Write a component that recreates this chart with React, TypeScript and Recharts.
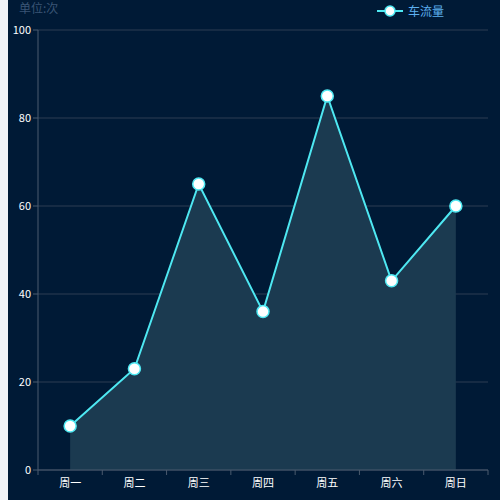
import React from "react";
import { AreaChart, Area, XAxis, YAxis, CartesianGrid } from "recharts";

const days = ["周一", "周二", "周三", "周四", "周五", "周六", "周日"];
const traffic = [10, 23, 65, 36, 85, 43, 60];
const yTicks = [0, 20, 40, 60, 80, 100];
const seriesName = "车流量";
const unitLabel = "单位:次";

const data = days.map((d, i) => ({ day: d, value: traffic[i] }));

const BG = "#001a36";
const LINE = "#4ee8f2";
const AXIS = "#4a5a6e";
const FONT = '"Noto Sans CJK SC", "Noto Sans", sans-serif';
const PLOT_W = 450;
const HALF_BAND = PLOT_W / days.length / 2;

if (typeof document !== "undefined") {
  document.body.style.background = "#f1f3f7";
}

const XTick = (props: any) => {
  const { x, y, payload, index, visibleTicksCount } = props;
  return (
    <g>
      <line x1={x - HALF_BAND} y1={y - 8} x2={x - HALF_BAND} y2={y - 3} stroke={AXIS} />
      {index === visibleTicksCount - 1 && (
        <line x1={x + HALF_BAND} y1={y - 8} x2={x + HALF_BAND} y2={y - 3} stroke={AXIS} />
      )}
      <text x={x} y={y + 9} textAnchor="middle" fill="#ffffff" fontSize={11} fontFamily={FONT}>
        {payload.value}
      </text>
    </g>
  );
};

const LegendBox = () => (
  <div
    style={{
      position: "absolute",
      left: 369,
      top: 2,
      display: "flex",
      alignItems: "center",
      fontFamily: FONT,
      fontSize: 12,
      color: "#5db0f0",
      zIndex: 2,
    }}
  >
    <svg width={26} height={14} style={{ marginRight: 5 }}>
      <line x1={0} y1={7} x2={26} y2={7} stroke={LINE} strokeWidth={2} />
      <circle cx={13} cy={7} r={5} fill="#ffffff" stroke={LINE} strokeWidth={1.5} />
    </svg>
    <span>{seriesName}</span>
  </div>
);

export default function App() {
  return (
    <div style={{ position: "absolute", left: 8, top: 0, width: 492, height: 500, background: BG }}>
      <div
        style={{
          position: "absolute",
          left: 11,
          top: -1,
          fontFamily: FONT,
          fontSize: 12,
          color: "#3a5575",
          zIndex: 2,
        }}
      >
        {unitLabel}
      </div>
      <LegendBox />
      <AreaChart width={492} height={500} data={data} margin={{ top: 30, right: 12, bottom: 0, left: 0 }}>
        <CartesianGrid vertical={false} stroke="#2c3c52" />
        <XAxis
          dataKey="day"
          height={30}
          axisLine={{ stroke: AXIS }}
          tickLine={false}
          tick={<XTick />}
          interval={0}
          padding={{ left: HALF_BAND, right: HALF_BAND }}
        />
        <YAxis
          width={30}
          domain={[0, 100]}
          ticks={yTicks}
          axisLine={{ stroke: AXIS }}
          tickLine={{ stroke: AXIS }}
          tickSize={5}
          tick={{ fill: "#ffffff", fontSize: 11, fontFamily: FONT }}
        />
        <Area
          type="linear"
          dataKey="value"
          name={seriesName}
          stroke={LINE}
          strokeWidth={2}
          fill="#1b3a50"
          fillOpacity={1}
          dot={{ r: 6, fill: "#ffffff", stroke: LINE, strokeWidth: 1.5 }}
          activeDot={false}
          isAnimationActive={false}
        />
      </AreaChart>
    </div>
  );
}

What to work on |
Begin at the top of the material above and output each line exactly, stopping after the line that holds "XAxis, YAxis, CartesianGrid". Leave out pictures.

Task output |
Write a component that recreates this chart with React, TypeScript and Recharts.
import React from "react";
import { AreaChart, Area, XAxis, YAxis, CartesianGrid } from "recharts";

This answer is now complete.